■ Task description ■
Set the data down again, exactly as it reads, but without the pictures.

>> start

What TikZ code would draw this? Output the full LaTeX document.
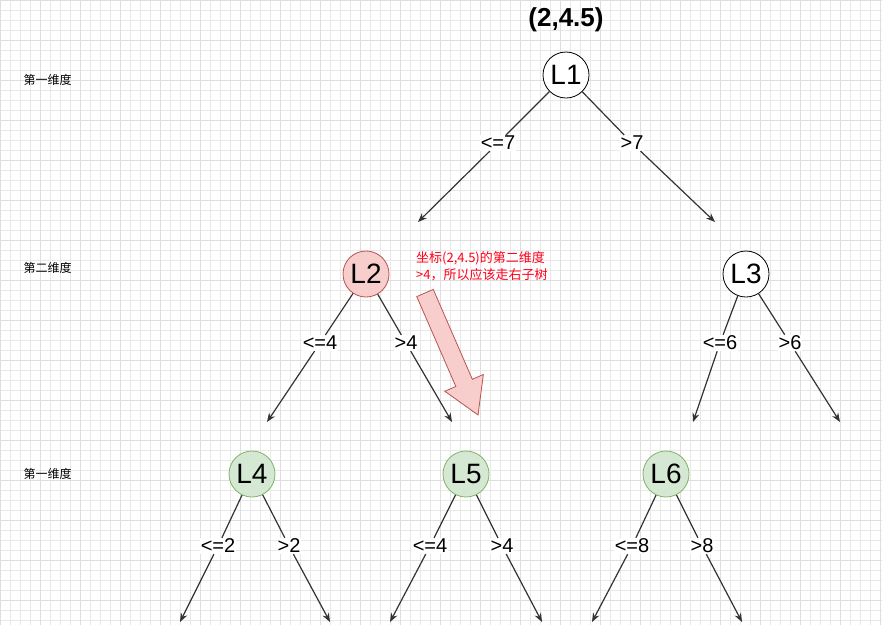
\documentclass[tikz,border=0pt]{standalone}
\usepackage{fontspec}
\setmainfont{Liberation Sans}
\newfontfamily\cjk{Noto Sans CJK SC}
\usetikzlibrary{arrows.meta}
\definecolor{gridc}{RGB}{232,232,232}
\definecolor{pinkfill}{RGB}{248,206,204}
\definecolor{pinkline}{RGB}{184,84,80}
\definecolor{greenfill}{RGB}{213,232,212}
\definecolor{greenline}{RGB}{130,179,102}
\begin{document}
\begin{tikzpicture}[x=1pt,y=-1pt,>={Stealth[length=9pt,width=7pt]},
    tree node/.style={circle,draw,thick,minimum size=46pt,inner sep=0pt,font=\fontsize{28}{30}\selectfont},
    cond/.style={inner sep=1pt,fill=white,font=\fontsize{20}{22}\selectfont},
    link/.style={draw=black!80,line width=1.2pt},
    level label/.style={font=\cjk\fontsize{12}{14}\selectfont,anchor=west}]
  \useasboundingbox (0,0) rectangle (882,625);
  % background grid
  \foreach \g in {0,10,...,880} \draw[gridc,line width=0.5pt] (\g,0) -- (\g,625);
  \foreach \g in {0,10,...,620} \draw[gridc,line width=0.5pt] (0,\g) -- (882,\g);
  \foreach \g in {0,40,...,880} \draw[black!13,line width=0.6pt] (\g,0) -- (\g,625);
  \foreach \g in {0,40,...,620} \draw[black!13,line width=0.6pt] (0,\g) -- (882,\g);
  % title and level labels
  \node[font=\bfseries\fontsize{26}{28}\selectfont] (title) at (566,20) {(2,4.5)};
  \node[level label] (lv1) at (20,80) {第一维度};
  \node[level label] (lv2) at (20,268) {第二维度};
  \node[level label] (lv3) at (20,474) {第一维度};
  % tree nodes
  \node[tree node,fill=white] (L1) at (566,75) {L1};
  \node[tree node,fill=pinkfill,draw=pinkline] (L2) at (366,274) {L2};
  \node[tree node,fill=white] (L3) at (746,274) {L3};
  \node[tree node,fill=greenfill,draw=greenline] (L4) at (252,474) {L4};
  \node[tree node,fill=greenfill,draw=greenline] (L5) at (466,474) {L5};
  \node[tree node,fill=greenfill,draw=greenline] (L6) at (666,474) {L6};
  % branches: parent / name / label / label pos / arrow end
  \foreach \p/\n/\t/\lx/\ly/\ex/\ey in {
      L1/a/{<=7}/498/143/418/222, L1/b/{>7}/632/143/715/222,
      L2/c/{<=4}/320/343/267/422, L2/d/{>4}/406/343/452/422,
      L3/e/{<=6}/720/343/693/422, L3/f/{>6}/790/343/840/422,
      L4/g/{<=2}/218/546/180/622, L4/h/{>2}/289/546/330/622,
      L5/i/{<=4}/430/546/390/622, L5/j/{>4}/502/546/542/622,
      L6/k/{<=8}/632/546/592/622, L6/l/{>8}/702/546/742/622}{
    \node[cond] (c\n) at (\lx,\ly) {\t};
    \coordinate (e\n) at (\ex,\ey);
    \path[link] (\p) -- (c\n);
    \draw[link,->] (c\n) -- (e\n);
  }
  % hint
  \node[anchor=north west,align=left,text=red!90!magenta,inner sep=0pt,
        font=\cjk\fontsize{13}{17}\selectfont] (hint) at (416,251)
        {坐标(2,4.5)的第二维度\\>4，所以应该走右子树};
  \begin{scope}[shift={(425,293)},rotate=-66.5]
    \draw[pinkline,fill=pinkfill,line width=0.8pt]
      (0,-9) -- (98,-9) -- (98,-21) -- (133,0) -- (98,21) -- (98,9) -- (0,9) -- cycle;
  \end{scope}
\end{tikzpicture}
\end{document}
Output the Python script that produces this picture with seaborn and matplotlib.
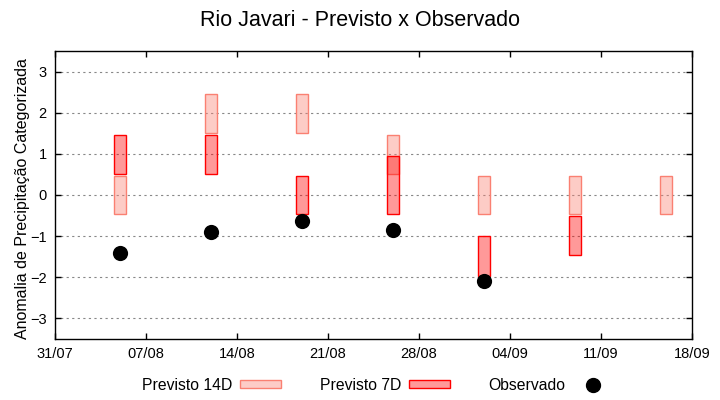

>> end

■ Correct result ■
What TikZ code would draw this? Output the full LaTeX document.
\documentclass[tikz,border=0pt]{standalone}
\usepackage{fontspec}
\setmainfont{Liberation Sans}
\newfontfamily\cjk{Noto Sans CJK SC}
\usetikzlibrary{arrows.meta}
\definecolor{gridc}{RGB}{232,232,232}
\definecolor{pinkfill}{RGB}{248,206,204}
\definecolor{pinkline}{RGB}{184,84,80}
\definecolor{greenfill}{RGB}{213,232,212}
\definecolor{greenline}{RGB}{130,179,102}
\begin{document}
\begin{tikzpicture}[x=1pt,y=-1pt,>={Stealth[length=9pt,width=7pt]},
    tree node/.style={circle,draw,thick,minimum size=46pt,inner sep=0pt,font=\fontsize{28}{30}\selectfont},
    cond/.style={inner sep=1pt,fill=white,font=\fontsize{20}{22}\selectfont},
    link/.style={draw=black!80,line width=1.2pt},
    level label/.style={font=\cjk\fontsize{12}{14}\selectfont,anchor=west}]
  \useasboundingbox (0,0) rectangle (882,625);
  % background grid
  \foreach \g in {0,10,...,880} \draw[gridc,line width=0.5pt] (\g,0) -- (\g,625);
  \foreach \g in {0,10,...,620} \draw[gridc,line width=0.5pt] (0,\g) -- (882,\g);
  \foreach \g in {0,40,...,880} \draw[black!13,line width=0.6pt] (\g,0) -- (\g,625);
  \foreach \g in {0,40,...,620} \draw[black!13,line width=0.6pt] (0,\g) -- (882,\g);
  % title and level labels
  \node[font=\bfseries\fontsize{26}{28}\selectfont] (title) at (566,20) {(2,4.5)};
  \node[level label] (lv1) at (20,80) {第一维度};
  \node[level label] (lv2) at (20,268) {第二维度};
  \node[level label] (lv3) at (20,474) {第一维度};
  % tree nodes
  \node[tree node,fill=white] (L1) at (566,75) {L1};
  \node[tree node,fill=pinkfill,draw=pinkline] (L2) at (366,274) {L2};
  \node[tree node,fill=white] (L3) at (746,274) {L3};
  \node[tree node,fill=greenfill,draw=greenline] (L4) at (252,474) {L4};
  \node[tree node,fill=greenfill,draw=greenline] (L5) at (466,474) {L5};
  \node[tree node,fill=greenfill,draw=greenline] (L6) at (666,474) {L6};
  % branches: parent / name / label / label pos / arrow end
  \foreach \p/\n/\t/\lx/\ly/\ex/\ey in {
      L1/a/{<=7}/498/143/418/222, L1/b/{>7}/632/143/715/222,
      L2/c/{<=4}/320/343/267/422, L2/d/{>4}/406/343/452/422,
      L3/e/{<=6}/720/343/693/422, L3/f/{>6}/790/343/840/422,
      L4/g/{<=2}/218/546/180/622, L4/h/{>2}/289/546/330/622,
      L5/i/{<=4}/430/546/390/622, L5/j/{>4}/502/546/542/622,
      L6/k/{<=8}/632/546/592/622, L6/l/{>8}/702/546/742/622}{
    \node[cond] (c\n) at (\lx,\ly) {\t};
    \coordinate (e\n) at (\ex,\ey);
    \path[link] (\p) -- (c\n);
    \draw[link,->] (c\n) -- (e\n);
  }
  % hint
  \node[anchor=north west,align=left,text=red!90!magenta,inner sep=0pt,
        font=\cjk\fontsize{13}{17}\selectfont] (hint) at (416,251)
        {坐标(2,4.5)的第二维度\\>4，所以应该走右子树};
  \begin{scope}[shift={(425,293)},rotate=-66.5]
    \draw[pinkline,fill=pinkfill,line width=0.8pt]
      (0,-9) -- (98,-9) -- (98,-21) -- (133,0) -- (98,21) -- (98,9) -- (0,9) -- cycle;
  \end{scope}
\end{tikzpicture}
\end{document}
Output the Python script that produces this picture with seaborn and matplotlib.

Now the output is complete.